Cortex Code matters because it lowers the barrier between business questions and real analytical action inside Snowflake. That is the shift. Not novelty. Not convenience. Execution.
In the video, a simple banking scenario proves it. Synthetic data is created, risk patterns are surfaced, and high-risk customers are identified with plain language instead of hand-written SQL or Python. That is not just a nicer workflow. It is a direct attack on one of the biggest reasons enterprise teams move too slowly: too many valuable questions still die waiting for technical translation.
The bottleneck was never curiosity. It was access.
Business teams do not lack questions. Risk leaders, operations leaders, analysts, and line-of-business owners are full of them. The problem is that every useful question usually has to pass through a technical choke point before anything happens.
Write the SQL. Build the model. Shape the output. Rework the request. Clarify the ask. Wait again.
Cortex Code changes that dynamic inside the Snowflake environment. It allows users to work in natural language and move faster from idea to output. That matters because speed is not just convenience. In modern data environments, speed determines whether insight gets used or ignored.
If your team still needs every high-value question translated manually before action can happen, you do not have an AI-powered data operation. You have a more expensive queue.
This is powerful, but it is not magic
Here is where companies get reckless.
They see a workflow like this and assume the tool is the strategy. It is not. Cortex Code can accelerate analysis, pattern recognition, and exploration. It cannot fix weak data foundations, bad governance, vague definitions, or sloppy operating models.
In the example, the prompt works because context is provided. The data structure is defined. The task is clear. The user knows what outcome they want. That is exactly the real lesson. AI does not remove the need for rigor. It punishes the absence of it.
As a Snowflake partner, we see this mistake constantly: companies want AI-driven speed on top of data environments that still lack consistency, ownership, trust, and architectural discipline. Then they blame the tool when the output gets shaky.
That is backwards. Cortex Code exposes the maturity of your data environment. It does not hide it.

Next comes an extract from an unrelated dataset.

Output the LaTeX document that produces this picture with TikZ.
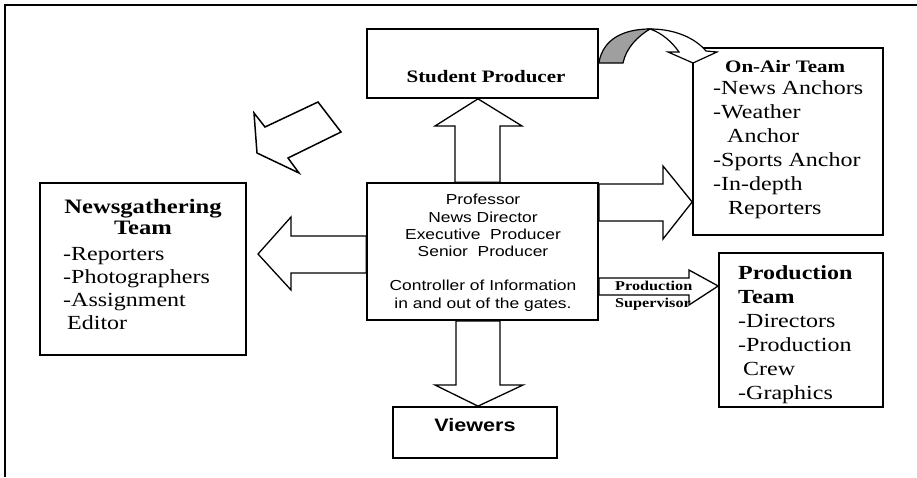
\documentclass[tikz,border=0pt]{standalone}
\usepackage{fontspec}
\newfontfamily\serifw{Liberation Serif}[FakeStretch=1.2]
\newfontfamily\sansw{Liberation Sans}[FakeStretch=1.2]
\usetikzlibrary{positioning}

\begin{document}
\begin{tikzpicture}[x=1pt, y=-1pt,
  box/.style={draw, line width=1.7pt, inner sep=0pt},
  blk/.style={draw, line width=1.3pt, fill=white, line join=miter},
  txt/.style={inner sep=0pt, anchor=base west, align=left},
  head/.style={txt, font=\serifw\bfseries\fontsize{17.5}{21}\selectfont},
  team/.style={txt, font=\serifw\fontsize{20}{23.5}\selectfont}]
\useasboundingbox (0,0) rectangle (917,477);
\draw[line width=1.6pt] (5,477) -- (5,5) -- (917,5);
% boxes
\node[box, minimum width=231pt, minimum height=69pt] (SP) at (482.5,63.5) {};
\node[box, minimum width=231pt, minimum height=137pt] (CTR) at (482.5,251.5) {};
\node[box, minimum width=206pt, minimum height=172pt] (NEWS) at (143,269) {};
\node[box, minimum width=190pt, minimum height=187pt] (AIR) at (788,141.5) {};
\node[box, minimum width=164pt, minimum height=154pt] (PROD) at (801,330) {};
\node[box, minimum width=164pt, minimum height=51pt] (VIEW) at (475,432.5) {};
% block arrows
\draw[blk] (CTR.north -| 455,0) -- (455,126) -- (435,126) -- (SP.south -| 478,0) -- (522,126) -- (500,126) -- (CTR.north -| 500,0) -- cycle;
\draw[blk] (CTR.south -| 456,0) -- (456,385) -- (435,385) -- (VIEW.north -| 478,0) -- (523,385) -- (500,385) -- (CTR.south -| 500,0) -- cycle;
\draw[blk] (CTR.west |- 0,236) -- (291,236) -- (291,217) -- (258,254) -- (291,290) -- (291,273) -- (CTR.west |- 0,273) -- cycle;
\draw[blk] (CTR.east |- 0,184) -- (663,184) -- (663,166) -- (AIR.west |- 0,202) -- (663,239) -- (663,221) -- (CTR.east |- 0,221) -- cycle;
\draw[blk] (CTR.east |- 0,278) -- (689,278) -- (689,270) -- (PROD.west |- 0,286) -- (689,305) -- (689,295) -- (CTR.east |- 0,295) -- cycle;
\draw[blk, line width=1.5pt] (254,113) -- (265,127) -- (318,102) -- (341,132) -- (288,158) -- (299,173) -- (257,153) -- cycle;
% curved arrow
\draw[line width=1.2pt, fill=gray!75] (SP.east |- 0,63) .. controls (603,38) and (625,29) .. (650,29) .. controls (638,36) and (626,48) .. (623,63) -- cycle;
\draw[line width=1.2pt, fill=white] (650,29) .. controls (675,29) and (695,38) .. (706,51) -- (717,52) -- (693,63) -- (668,52) -- (679,52) .. controls (672,42) and (662,33) .. (650,29) -- cycle;
% texts (base = last line)
\node[head, anchor=base] (SPtxt) at (486,82) {Student Producer};
\node[txt, anchor=base, align=center, font=\sansw\fontsize{14.5}{17.2}\selectfont] (CTRtxt) at (483,308)
  {Professor\\News Director\\Executive~~Producer\\Senior~~Producer\\[17.2pt]Controller of Information\\in and out of the gates.};
\node[txt, anchor=base, align=center, font=\serifw\bfseries\fontsize{20.5}{21}\selectfont] (NEWShead) at (143,234) {Newsgathering\\Team};
\node[team, font=\serifw\fontsize{20}{23}\selectfont] (NEWSlist) at (63,329) {-Reporters\\-Photographers\\-Assignment\\\hspace*{4pt}Editor};
\node[head] (AIRhead) at (725,72) {On-Air Team};
\node[team, font=\serifw\fontsize{20}{24}\selectfont] (AIRlist) at (713,214)
  {-News Anchors\\-Weather\\\hspace*{14pt}Anchor\\-Sports Anchor\\-In-depth\\\hspace*{15pt}Reporters};
\node[team, font=\serifw\fontsize{20}{24}\selectfont] (PRODtxt) at (738,399)
  {\textbf{Production}\\\textbf{Team}\\-Directors\\-Production\\\hspace*{5pt}Crew\\-Graphics};
\node[txt, font=\serifw\bfseries\fontsize{13.5}{17}\selectfont] (SUPtxt) at (615,307) {Production\\Supervisor};
\node[txt, anchor=base, font=\sansw\bfseries\fontsize{18}{20}\selectfont] (VIEWtxt) at (475,431) {Viewers};
\end{tikzpicture}
\end{document}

The real value is decision acceleration
The strongest part of this use case is not that it found risky customers. It is that it made the result usable fast enough to drive action.

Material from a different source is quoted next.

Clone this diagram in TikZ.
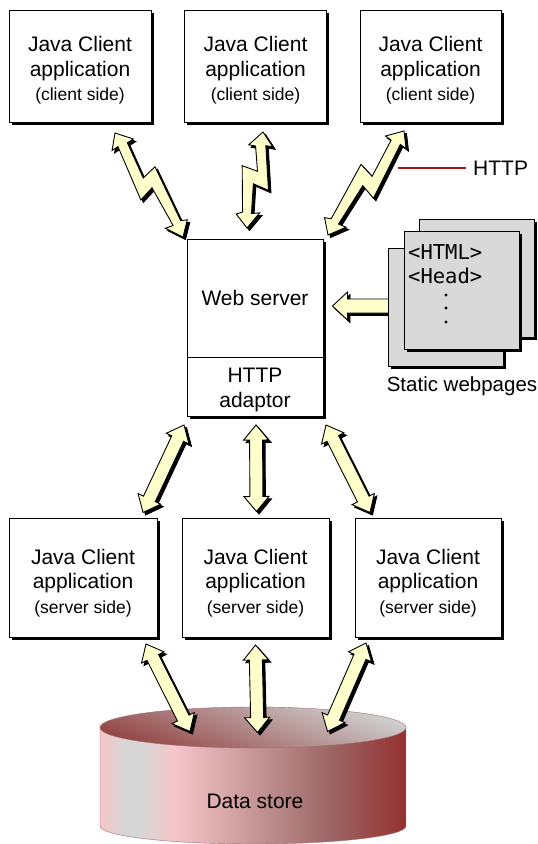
\documentclass[tikz,border=0pt]{standalone}
\usepackage{fontspec}
\setmainfont{Liberation Sans}
\newfontfamily\pagefont{DejaVu Sans Mono}
\usetikzlibrary{calc,positioning}
\definecolor{arrowyellow}{HTML}{FFFFCC}
\definecolor{pagegrey}{HTML}{D9D9D9}
\definecolor{httpred}{HTML}{A01515}
\definecolor{rimred}{HTML}{A86A6A}
\definecolor{sidepink}{HTML}{F6C6CA}
\definecolor{sidegrey}{HTML}{D6D6D6}
\definecolor{sidemid}{HTML}{B88888}
\definecolor{sidedark}{HTML}{9C6464}
\definecolor{sidered}{HTML}{943030}
\definecolor{topgrey}{HTML}{D0D0D0}
\definecolor{topred}{HTML}{944646}
\pgfdeclarehorizontalshading{sidefade}{100bp}{color(0bp)=(sidepink);color(25bp)=(sidepink);color(29bp)=(sidegrey);color(32bp)=(sidegrey);color(37bp)=(sidepink);color(54bp)=(sidemid);color(63bp)=(sidedark);color(75bp)=(sidered);color(100bp)=(sidered)}
\tikzset{
  boxed/.style={draw,line width=1pt,fill=white,inner sep=0pt,outer sep=0pt},
  clientbox/.style={boxed,minimum width=#1,minimum height=112pt},
  serverbox/.style={boxed,minimum width=#1,minimum height=119pt},
  boxtext/.style={align=center,font=\fontsize{21}{24.5}\selectfont,yshift=-4.5pt},
  shadowedge/.style={draw=black,line width=2.5pt},
  webpage/.style={boxed,fill=pagegrey,minimum width=115pt,minimum height=118pt},
  pagetext/.style={font=\pagefont\fontsize{20.5}{24}\selectfont,anchor=west,inner sep=0pt},
  pagedot/.style={circle,fill=black,inner sep=0pt,minimum size=3.2pt},
  plaintext/.style={font=\fontsize{21}{24.5}\selectfont,inner sep=0pt},
  arrowbody/.style={draw=black,line width=0.9pt,line join=miter,fill=arrowyellow},
  arrowshadow/.style={draw=black,fill=black,line width=0.9pt,shift={(2.5pt,-2.5pt)}}
}
% black edge on the right and the bottom of a box
\newcommand{\boxshadow}[1]{\draw[shadowedge] ($(#1.north east)+(1.5,2.5)$) -- ($(#1.south east)+(1.5,1.5)$) -- ($(#1.south west)+(2.5,1.5)$);}
% length and angle between two named points
\newcommand{\getaxis}[2]{\path let \p1=(#1),\p2=(#2) in \pgfextra{%
  \pgfmathsetmacro\tmpang{atan2(\y2-\y1,\x2-\x1)}\pgfmathsetmacro\tmplen{veclen(\x2-\x1,\y2-\y1)}%
  \xdef\axisang{\tmpang}\xdef\axislen{\tmplen}};}
\newcommand{\straightshape}[2]{%
  \begin{scope}[shift={(#2)},#1,rotate=\axisang,x=1pt,y=1pt]
    \path[draw,fill] (0,0) -- (15,-12.5) -- (15,-6.5) -- ({\axislen-15},-6.5) -- ({\axislen-15},-12.5) -- (\axislen,0)
      -- ({\axislen-15},12.5) -- ({\axislen-15},6.5) -- (15,6.5) -- (15,12.5) -- cycle;
  \end{scope}}
\newcommand{\tailshape}[2]{%
  \begin{scope}[shift={(#2)},#1,rotate=\axisang,x=1pt,y=1pt]
    \path[draw,fill] (0,0) -- (15,-14) -- (15,-7) -- (\axislen,-7) -- (\axislen,7) -- (15,7) -- (15,14) -- cycle;
  \end{scope}}
\newcommand{\boltshape}[3]{%
  \pgfmathsetmacro\mm{\axislen/2}
  \begin{scope}[shift={(#3)},#1,rotate=\axisang,x=1pt,y=#2pt]
    \path[draw,fill] (0,0) -- (15,-12) -- (15,-5) -- ({\mm-9},1) -- ({\mm-12},-15) -- ({\axislen-15},-7)
      -- ({\axislen-12},-13) -- (\axislen,0) -- ({\axislen-17},10) -- ({\axislen-15},2)
      -- ({\mm+4},-1) -- ({\mm+8},15) -- (13,5) -- (13,12) -- cycle;
  \end{scope}}
\newcommand{\blockarrow}[2]{%
  \getaxis{#1}{#2}
  \straightshape{arrowshadow}{#1}
  \straightshape{arrowbody}{#1}}
\newcommand{\tailarrow}[2]{%
  \getaxis{#1}{#2}
  \tailshape{arrowshadow}{#1}
  \tailshape{arrowbody}{#1}}
\newcommand{\boltarrow}[3]{%
  \getaxis{#2}{#3}
  \boltshape{arrowshadow}{#1}{#2}
  \boltshape{arrowbody}{#1}{#2}}
\begin{document}
\begin{tikzpicture}[x=1pt,y=-1pt]
  \useasboundingbox (0,0) rectangle (538,844);

  % data store
  \shade[shading=sidefade,draw=rimred] (100,727) -- (100,826) arc[start angle=180,end angle=360,x radius=153pt,y radius=18pt] -- (406,727) -- cycle;
  \shade[draw=rimred,top color=topgrey,bottom color=topred,shading angle=-20] (253,727.5) ellipse[x radius=153pt,y radius=20.5pt];
  \node[plaintext] (store) at (255,801) {Data store};

  % clients
  \foreach \n/\x/\w in {1/80/142,2/255.5/142,3/430.5/141} {
    \node[clientbox=\w pt,label={[boxtext]center:{Java Client\\application\\{\fontsize{17.5}{24.5}\selectfont (client side)}}}] (client\n) at (\x,66) {};
    \boxshadow{client\n}
  }
  \foreach \n/\x/\w in {1/83/148,2/255.5/147,3/428/146} {
    \node[serverbox=\w pt,label={[boxtext,yshift=-0.5pt]center:{Java Client\\application\\{\fontsize{17.5}{24.5}\selectfont (server side)}}}] (server\n) at (\x,578) {};
    \boxshadow{server\n}
  }

  % web server
  \node[boxed,minimum width=136pt,minimum height=118pt,font=\fontsize{21}{24.5}\selectfont,text depth=1pt] (web) at (255,298) {Web server};
  \boxshadow{web}
  \node[boxed,minimum width=136pt,minimum height=59pt,below=0pt of web,label={[boxtext,yshift=1pt]center:{HTTP\\adaptor}}] (adaptor) {};
  \boxshadow{adaptor}

  % static pages
  \coordinate (pagetip) at (332.5,306);
  \coordinate (pagesend) at (395,306);
  \tailarrow{pagetip}{pagesend}
  \node[webpage] (pageback) at (477,278) {};
  \boxshadow{pageback}
  \node[webpage] (pagelow) at (445.5,307) {};
  \boxshadow{pagelow}
  \node[webpage] (pagefront) at (461.5,290) {};
  \boxshadow{pagefront}
  \node[pagetext] (html) at (408,252) {<HTML>};
  \node[pagetext] (head) at (408,276) {<Head>};
  \foreach \n/\y in {1/295,2/308,3/322}
    \node[pagedot] (dot\n) at (446,\y) {};
  \node[plaintext,font=\fontsize{20.5}{24}\selectfont] (pageslabel) at (462,386.5) {Static webpages};

  % http legend
  \node[plaintext,anchor=west] (http) at (473,168) {HTTP};
  \coordinate (httpstart) at (398,168);
  \coordinate (httpend) at (466,168);
  \draw[httpred,line width=1.5pt] (httpstart) -- (httpend);

  % arrow ends
  \coordinate (a1) at (115,133);  \coordinate (b1) at (183,237);
  \coordinate (a2) at (263,132);  \coordinate (b2) at (247,228);
  \coordinate (a3) at (404,131);  \coordinate (b3) at (328,235);
  \coordinate (c1) at (184,425);  \coordinate (d1) at (143,512.5);
  \coordinate (c2) at (256,425);  \coordinate (d2) at (256.5,511.5);
  \coordinate (c3) at (326,425);  \coordinate (d3) at (370,512.5);
  \coordinate (e1) at (146,644);  \coordinate (f1) at (190,731.5);
  \coordinate (e2) at (255.5,645);  \coordinate (f2) at (257.5,732.5);
  \coordinate (e3) at (366,643);  \coordinate (f3) at (327.5,731.5);

  \boltarrow{-1}{a1}{b1}
  \boltarrow{1}{a2}{b2}
  \boltarrow{1}{a3}{b3}
  \foreach \from/\to in {c1/d1,c2/d2,c3/d3,e1/f1,e2/f2,e3/f3}
    {\blockarrow{\from}{\to}}
\end{tikzpicture}
\end{document}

The video moves from raw table creation to intervention targets in minutes. Not weeks. Not after a ticket. Not after a backlog grooming session. Minutes.
That is what leaders should care about.
Can your team identify risk faster?
Can they spot patterns sooner?
Can they hand something useful to compliance, operations, marketing, or credit teams before the window to act closes?
That is the business case. Cortex Code is not interesting because it helps people code less. It is interesting because it helps organizations decide faster inside the platform where their data already lives.
Snowflake leaders should stop asking, “Can it write SQL?”
That is a low-level question asked by teams thinking too small.
The better question is this: where are high-friction decisions being delayed because access to analysis is still too technical, too slow, or too dependent on specialists?
That is where Cortex Code starts to matter.
Used well, it can compress the path from question to action. Used badly, it becomes one more demo that impressed leadership and changed nothing.
If you want value from Cortex Code, fix the operating model around it
Do not roll this out as a novelty feature. Use it as a forcing function.
Identify the business decisions that are slowed down by analytical friction. Clean up the underlying data needed to support those decisions. Define the prompts, guardrails, and review patterns that make outputs usable. Then put Cortex Code in the hands of teams who can actually act on what it produces.
That is how a Snowflake investment starts behaving like a business asset instead of a technical showcase.